((
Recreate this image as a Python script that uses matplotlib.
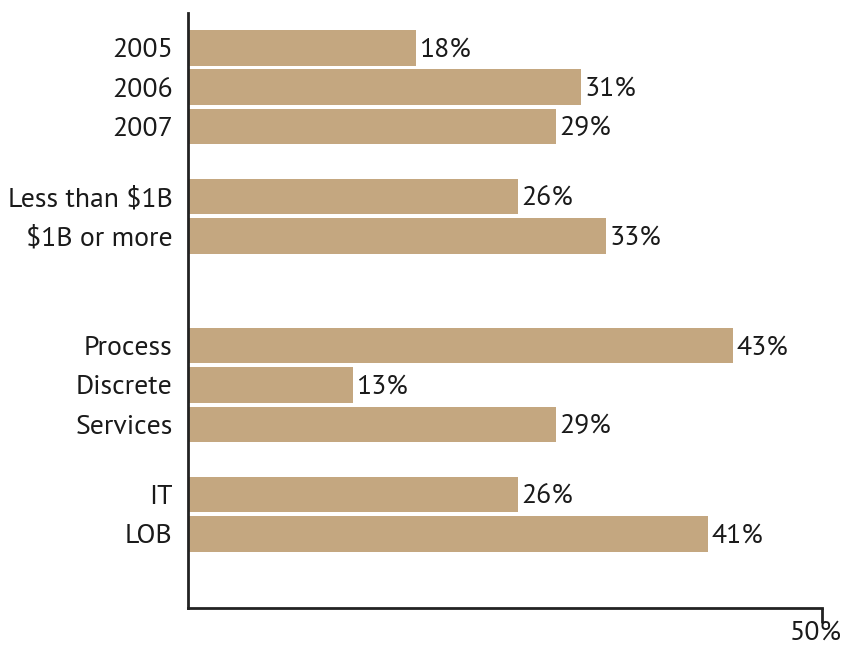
import matplotlib
matplotlib.use("Agg")
import matplotlib.pyplot as plt
import matplotlib.transforms as mtransforms

categories = ["2005", "2006", "2007",
              "Less than $1B", "$1B or more",
              "Process", "Discrete", "Services",
              "IT", "LOB"]
values = [18, 31, 29, 26, 33, 43, 13, 29, 26, 41]
# vertical slots: groups separated by extra space
positions = [0, 1, 2, 3.8, 4.8, 7.6, 8.6, 9.6, 11.4, 12.4]

bar_color = "#C4A780"
text_color = "#1a1a1a"
font = ["PT Sans", "Source Sans 3", "DejaVu Sans"]
fsize = 20

fig = plt.figure(figsize=(8.46, 6.48), dpi=100)
ax = fig.add_axes([188 / 846, 1 - 608 / 648, (822 - 188) / 846, (608 - 13) / 648])

ax.barh(positions, values, height=0.9, color=bar_color, edgecolor="none")

for p, v in zip(positions, values):
    ax.text(v + 0.25, p + 0.05, f"{v}%", va="center", ha="left",
            fontsize=fsize, color=text_color, family=font)

ax.set_xlim(0, 50)
ax.set_ylim(14.29, -0.89)

ax.set_yticks(positions)
ax.set_yticklabels(categories, fontsize=fsize, color=text_color, family=font)
ax.tick_params(axis="y", length=0, pad=11)

ax.set_xticks([50])
ax.set_xticklabels(["50%"], fontsize=fsize, color=text_color, family=font)
ax.tick_params(axis="x", direction="out", length=11, width=2, color="#222222", pad=-2)
shift = mtransforms.ScaledTranslation(-6 / 100, 0, fig.dpi_scale_trans)
for lbl in ax.get_xticklabels():
    lbl.set_transform(lbl.get_transform() + shift)

for side in ("top", "right"):
    ax.spines[side].set_visible(False)
for side in ("left", "bottom"):
    ax.spines[side].set_linewidth(2)
    ax.spines[side].set_color("#222222")

fig.savefig("out.png", dpi=100)
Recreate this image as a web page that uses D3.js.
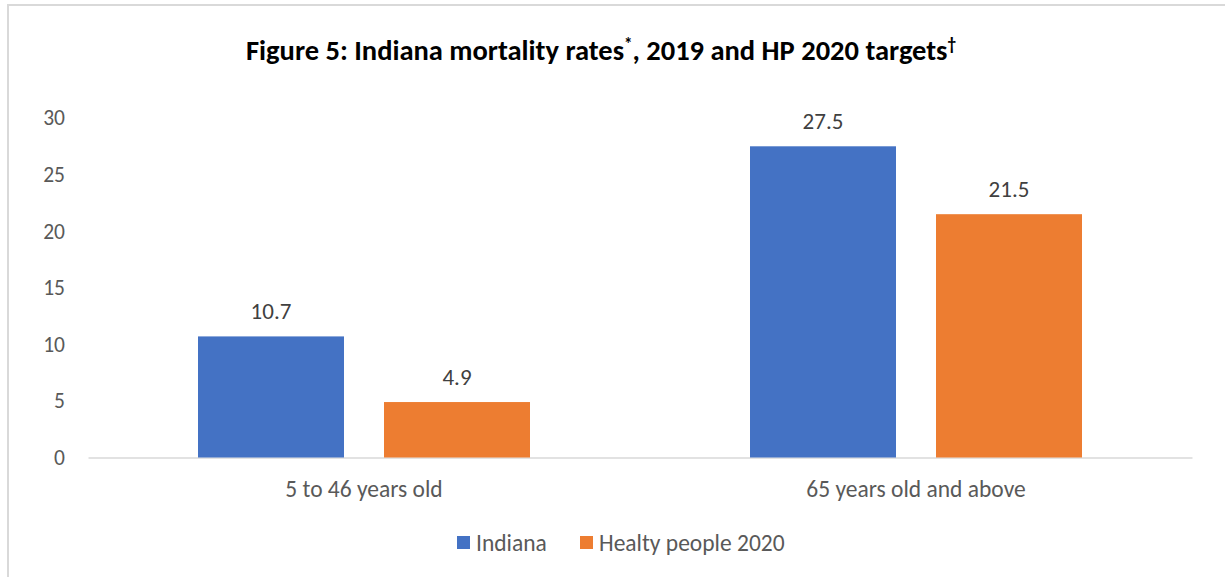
<!DOCTYPE html>
<html>
<head>
<meta charset="utf-8">
<script src="https://cdn.jsdelivr.net/npm/d3@7"></script>
<style>
  html, body { margin: 0; padding: 0; background: #fff; }
  svg { display: block; }
  text { font-family: Carlito, Lato, "Open Sans", sans-serif; }
</style>
</head>
<body>
<svg id="chart" width="1225" height="577"></svg>
<script>
// Mortality rates by age group, Indiana 2019 vs. Healthy People 2020 targets
const categories = ["5 to 46 years old", "65 years old and above"];
const seriesNames = ["Indiana", "Healty people 2020"];
const indianaValues = [10.7, 27.5];
const hp2020Values = [4.9, 21.5];
const yTicks = [0, 5, 10, 15, 20, 25, 30];
const colors = ["#4472C4", "#ED7D31"];

const FONT = 'Carlito, Lato, "Open Sans", sans-serif';
const svg = d3.select("#chart");
const W = 1225, H = 577;
const margin = { left: 88, right: 33, top: 118, bottom: 577 - 457.5 };

// chart frame
svg.append("path")
  .attr("d", `M8,${H} L8,5 L${W},5`)
  .attr("fill", "none").attr("stroke", "#d9d9d9").attr("stroke-width", 2);

// title
const title = svg.append("text")
  .attr("x", 601).attr("y", 60)
  .attr("text-anchor", "middle")
  .attr("font-weight", "bold").attr("font-size", 28.5).attr("fill", "#000");
title.append("tspan").text("Figure 5: Indiana mortality rates");
title.append("tspan").text("*").attr("font-size", 17).attr("dy", -10);
title.append("tspan").text(", 2019 and HP 2020 targets").attr("dy", 10);
title.append("tspan").text("\u2020").attr("font-size", 17).attr("dy", -10);

const x0 = d3.scaleBand().domain(categories)
  .range([margin.left, W - margin.right]).paddingInner(0).paddingOuter(0);
const y = d3.scaleLinear().domain([0, 30]).range([H - margin.bottom, margin.top]);

// inner band for the two series within each category
const groupPad = 110;
const x1 = d3.scaleBand().domain(seriesNames)
  .range([0, x0.bandwidth() - 2 * groupPad]).paddingInner(40 / 332 * 2 / (1 + 40 / 332));

// y axis labels
const yAxis = d3.axisLeft(y).tickValues(yTicks).tickSize(0).tickPadding(0);
const gy = svg.append("g").attr("transform", `translate(65,0)`).call(yAxis);
gy.select(".domain").remove();
gy.selectAll("text").attr("font-size", 21.5).attr("fill", "#595959")
  .attr("font-family", FONT);

// baseline
const xAxis = d3.axisBottom(x0).tickSize(0).tickPadding(23);
const gx = svg.append("g").attr("transform", `translate(0,${y(0)})`).call(xAxis);
gx.select(".domain").attr("stroke", "#d9d9d9").attr("stroke-width", 1.5);
gx.selectAll("text").attr("font-size", 23.5).attr("fill", "#595959")
  .attr("font-family", FONT);

const rows = categories.map((c, i) => ({
  cat: c,
  vals: [indianaValues[i], hp2020Values[i]]
}));

const groups = svg.append("g").selectAll("g").data(rows).join("g")
  .attr("transform", d => `translate(${x0(d.cat) + groupPad},0)`);

groups.selectAll("rect")
  .data(d => d.vals.map((v, j) => ({ name: seriesNames[j], v, j })))
  .join("rect")
  .attr("x", d => x1(d.name))
  .attr("width", x1.bandwidth())
  .attr("y", d => y(d.v))
  .attr("height", d => y(0) - y(d.v))
  .attr("fill", d => colors[d.j]);

groups.selectAll("text.val")
  .data(d => d.vals.map((v, j) => ({ name: seriesNames[j], v, j })))
  .join("text").attr("class", "val")
  .attr("x", d => x1(d.name) + x1.bandwidth() / 2)
  .attr("y", d => y(d.v) - 17)
  .attr("text-anchor", "middle")
  .attr("font-size", 23).attr("fill", "#404040")
  .text(d => d3.format(".1f")(d.v));

// legend
const legend = svg.append("g");
const legendX = [457, 580];
seriesNames.forEach((n, j) => {
  legend.append("rect").attr("x", legendX[j]).attr("y", 536)
    .attr("width", 13).attr("height", 13).attr("fill", colors[j]);
  legend.append("text").attr("x", legendX[j] + 19).attr("y", 550.5)
    .attr("font-size", 23.5).attr("fill", "#595959").text(n);
});
</script>
</body>
</html>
))
_Stated goal_:
Repeat the material above in full and unchanged, minus its images.

_Complete answer_:
Recreate this image as a Python script that uses matplotlib.
import matplotlib
matplotlib.use("Agg")
import matplotlib.pyplot as plt
import matplotlib.transforms as mtransforms

categories = ["2005", "2006", "2007",
              "Less than $1B", "$1B or more",
              "Process", "Discrete", "Services",
              "IT", "LOB"]
values = [18, 31, 29, 26, 33, 43, 13, 29, 26, 41]
# vertical slots: groups separated by extra space
positions = [0, 1, 2, 3.8, 4.8, 7.6, 8.6, 9.6, 11.4, 12.4]

bar_color = "#C4A780"
text_color = "#1a1a1a"
font = ["PT Sans", "Source Sans 3", "DejaVu Sans"]
fsize = 20

fig = plt.figure(figsize=(8.46, 6.48), dpi=100)
ax = fig.add_axes([188 / 846, 1 - 608 / 648, (822 - 188) / 846, (608 - 13) / 648])

ax.barh(positions, values, height=0.9, color=bar_color, edgecolor="none")

for p, v in zip(positions, values):
    ax.text(v + 0.25, p + 0.05, f"{v}%", va="center", ha="left",
            fontsize=fsize, color=text_color, family=font)

ax.set_xlim(0, 50)
ax.set_ylim(14.29, -0.89)

ax.set_yticks(positions)
ax.set_yticklabels(categories, fontsize=fsize, color=text_color, family=font)
ax.tick_params(axis="y", length=0, pad=11)

ax.set_xticks([50])
ax.set_xticklabels(["50%"], fontsize=fsize, color=text_color, family=font)
ax.tick_params(axis="x", direction="out", length=11, width=2, color="#222222", pad=-2)
shift = mtransforms.ScaledTranslation(-6 / 100, 0, fig.dpi_scale_trans)
for lbl in ax.get_xticklabels():
    lbl.set_transform(lbl.get_transform() + shift)

for side in ("top", "right"):
    ax.spines[side].set_visible(False)
for side in ("left", "bottom"):
    ax.spines[side].set_linewidth(2)
    ax.spines[side].set_color("#222222")

fig.savefig("out.png", dpi=100)
Recreate this image as a web page that uses D3.js.
<!DOCTYPE html>
<html>
<head>
<meta charset="utf-8">
<script src="https://cdn.jsdelivr.net/npm/d3@7"></script>
<style>
  html, body { margin: 0; padding: 0; background: #fff; }
  svg { display: block; }
  text { font-family: Carlito, Lato, "Open Sans", sans-serif; }
</style>
</head>
<body>
<svg id="chart" width="1225" height="577"></svg>
<script>
// Mortality rates by age group, Indiana 2019 vs. Healthy People 2020 targets
const categories = ["5 to 46 years old", "65 years old and above"];
const seriesNames = ["Indiana", "Healty people 2020"];
const indianaValues = [10.7, 27.5];
const hp2020Values = [4.9, 21.5];
const yTicks = [0, 5, 10, 15, 20, 25, 30];
const colors = ["#4472C4", "#ED7D31"];

const FONT = 'Carlito, Lato, "Open Sans", sans-serif';
const svg = d3.select("#chart");
const W = 1225, H = 577;
const margin = { left: 88, right: 33, top: 118, bottom: 577 - 457.5 };

// chart frame
svg.append("path")
  .attr("d", `M8,${H} L8,5 L${W},5`)
  .attr("fill", "none").attr("stroke", "#d9d9d9").attr("stroke-width", 2);

// title
const title = svg.append("text")
  .attr("x", 601).attr("y", 60)
  .attr("text-anchor", "middle")
  .attr("font-weight", "bold").attr("font-size", 28.5).attr("fill", "#000");
title.append("tspan").text("Figure 5: Indiana mortality rates");
title.append("tspan").text("*").attr("font-size", 17).attr("dy", -10);
title.append("tspan").text(", 2019 and HP 2020 targets").attr("dy", 10);
title.append("tspan").text("\u2020").attr("font-size", 17).attr("dy", -10);

const x0 = d3.scaleBand().domain(categories)
  .range([margin.left, W - margin.right]).paddingInner(0).paddingOuter(0);
const y = d3.scaleLinear().domain([0, 30]).range([H - margin.bottom, margin.top]);

// inner band for the two series within each category
const groupPad = 110;
const x1 = d3.scaleBand().domain(seriesNames)
  .range([0, x0.bandwidth() - 2 * groupPad]).paddingInner(40 / 332 * 2 / (1 + 40 / 332));

// y axis labels
const yAxis = d3.axisLeft(y).tickValues(yTicks).tickSize(0).tickPadding(0);
const gy = svg.append("g").attr("transform", `translate(65,0)`).call(yAxis);
gy.select(".domain").remove();
gy.selectAll("text").attr("font-size", 21.5).attr("fill", "#595959")
  .attr("font-family", FONT);

// baseline
const xAxis = d3.axisBottom(x0).tickSize(0).tickPadding(23);
const gx = svg.append("g").attr("transform", `translate(0,${y(0)})`).call(xAxis);
gx.select(".domain").attr("stroke", "#d9d9d9").attr("stroke-width", 1.5);
gx.selectAll("text").attr("font-size", 23.5).attr("fill", "#595959")
  .attr("font-family", FONT);

const rows = categories.map((c, i) => ({
  cat: c,
  vals: [indianaValues[i], hp2020Values[i]]
}));

const groups = svg.append("g").selectAll("g").data(rows).join("g")
  .attr("transform", d => `translate(${x0(d.cat) + groupPad},0)`);

groups.selectAll("rect")
  .data(d => d.vals.map((v, j) => ({ name: seriesNames[j], v, j })))
  .join("rect")
  .attr("x", d => x1(d.name))
  .attr("width", x1.bandwidth())
  .attr("y", d => y(d.v))
  .attr("height", d => y(0) - y(d.v))
  .attr("fill", d => colors[d.j]);

groups.selectAll("text.val")
  .data(d => d.vals.map((v, j) => ({ name: seriesNames[j], v, j })))
  .join("text").attr("class", "val")
  .attr("x", d => x1(d.name) + x1.bandwidth() / 2)
  .attr("y", d => y(d.v) - 17)
  .attr("text-anchor", "middle")
  .attr("font-size", 23).attr("fill", "#404040")
  .text(d => d3.format(".1f")(d.v));

// legend
const legend = svg.append("g");
const legendX = [457, 580];
seriesNames.forEach((n, j) => {
  legend.append("rect").attr("x", legendX[j]).attr("y", 536)
    .attr("width", 13).attr("height", 13).attr("fill", colors[j]);
  legend.append("text").attr("x", legendX[j] + 19).attr("y", 550.5)
    .attr("font-size", 23.5).attr("fill", "#595959").text(n);
});
</script>
</body>
</html>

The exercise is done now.